One of the most common questions entrepreneurs and startup teams ask when scaling is “How can we maintain company culture?” There’s a contagious fear that when scaling, the company will lose some of what makes it so special. However, I’ve thought this fear is unwarranted. The goal shouldn’t be to remain unchanged but to scale the business while evolving the culture into one that everyone — old employees and new — can grow into together.
In that sense, when we think about best practices for scaling a business, we should consider how what we gain improves the company rather than focusing on what we’re losing. Here are a few rules I’ve found for scaling successfully, without letting negative thoughts or nostalgia drive your decision making.
Designate an Owner of Company Culture
This doesn’t need to be formal or rigidly defined as long as there’s participation. This person’s job — in addition to their day-to-day duties — is not to make sure that your quirky company culture stays the same, but to create a welcoming, inclusive environment that makes it easy and fun for new employees to jive with older ones. The company culture you adore will continue to happen and evolve as a result, with no awkward bonding trips or mandatory happy hours required.
For example, our chief strategy officer at AirPR wears this hat naturally. We never had to assign her this role because she’s always embodied what we’ve been about. This has helped us enormously as we’ve rapidly scaled the business. My advice: Figure out who is organically inclined to the role when it comes to building and overseeing culture, and let them own it.
Make an Effort to Purposefully Connect
When we were a team of four, we didn’t need to schedule time to catch up. We all carpooled into the office together, and that’s when we talked about what we did over the weekend, what we were excited about and what we were struggling with. Nowadays, there are so many different meetings at any given time that it’s nearly impossible to fit in that time together. But this is okay. It just means that we have to be more intentional in terms of connecting with one another and make it a top priority.
Having sat on the VC side of the table in addition to being an entrepreneur, I’ve noticed that the least successful entrepreneurs are the ones who refuse to delegate. Those who scale successfully hire people who are better than themselves at specialized tasks. Hire a sales director who is better than you at selling your products. Hire a head of communications who will correct you when you slip during an interview. If you do this right, you will successfully fire yourself out of every job you do at a sub-par level, handing the reigns over to those who do it better.

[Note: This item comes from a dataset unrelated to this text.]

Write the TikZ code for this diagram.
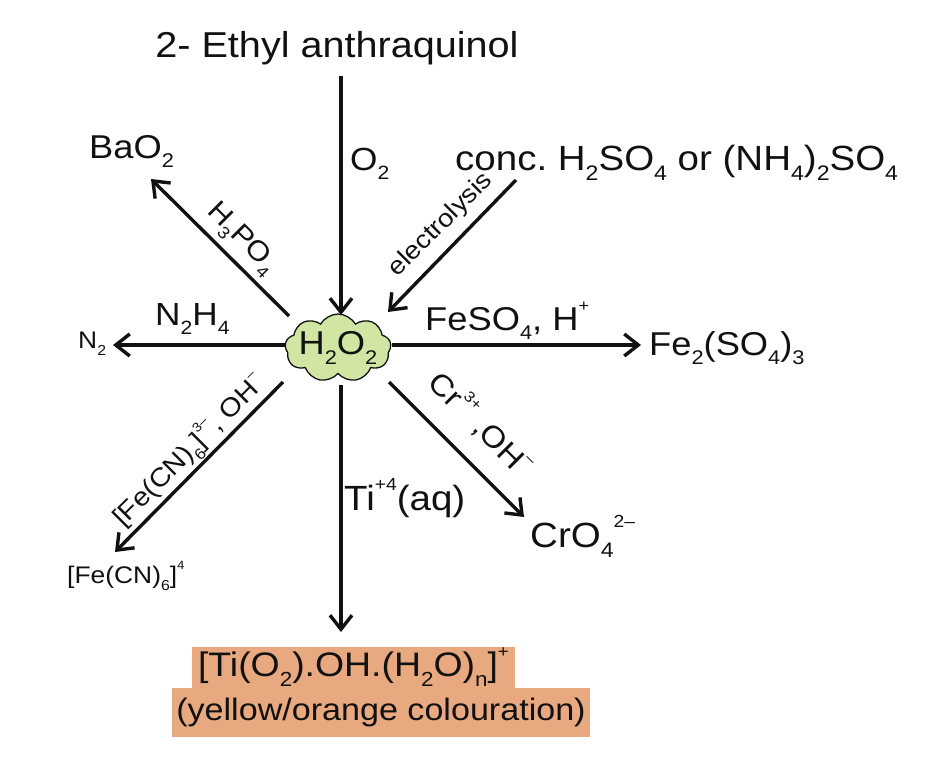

You will always benefit from hiring someone who is better than you are at something.
Automate the Essentials
When you first start as an entrepreneur, you’re not spending much money. But as you scale, invest in automation to make adding someone to payroll easy, and make onboarding people and explaining their benefits in a systematic way easy as well. Essentially, make up-to-date technology a priority. In the long run, saving five minutes an hour of an engineer’s time is worth the cost — which will also help with one of your new responsibilities as a scaling business: retention.
Make Sure You’re Growing in the Right Direction
The best companies are good at saying “no” to opportunities that aren’t the right fit. Growth is not always a good thing if it takes you in a direction that isn’t in your company’s best interest. Whether it’s saying “no” to building a product that isn’t critical or saying “no” to verticals that you’re not best suited to serve, sometimes waiting for the right type of growth is the best decision, even if it means turning down short-term revenue growth.
This one may seem obvious, but on the investor side, I hear “if I only had one more month” too often. Don’t assume everything will go perfectly and that you’ll always have a large amount of funding available. Understand what got you to where you are and the underlying assumptions of why you’re scaling. There’s a time for conservative growth and a time for aggressive growth, and you have to know the difference.
Can you give someone a dollar and have them return five? That’s how your investors are thinking.
Don’t Get Overconfident
When businesses scale, entrepreneurs can start to get overconfident. Not only is it easy to burn bridges this way, but it can cause others to root for your demise. The most impressive, successful people are the ones who are humble. Being humble is more difficult than being cocky, but worth it. As you scale, keep in mind that there are always people out there who are more successful. Remain humble and remember what got you to where you are today.
My last piece of advice is to just hang on. You will experience massive priority shifts as you scale, and you can bid adieu to long vacations. But like I said — don’t focus on what you’re losing. Scaling is all about what there is to gain.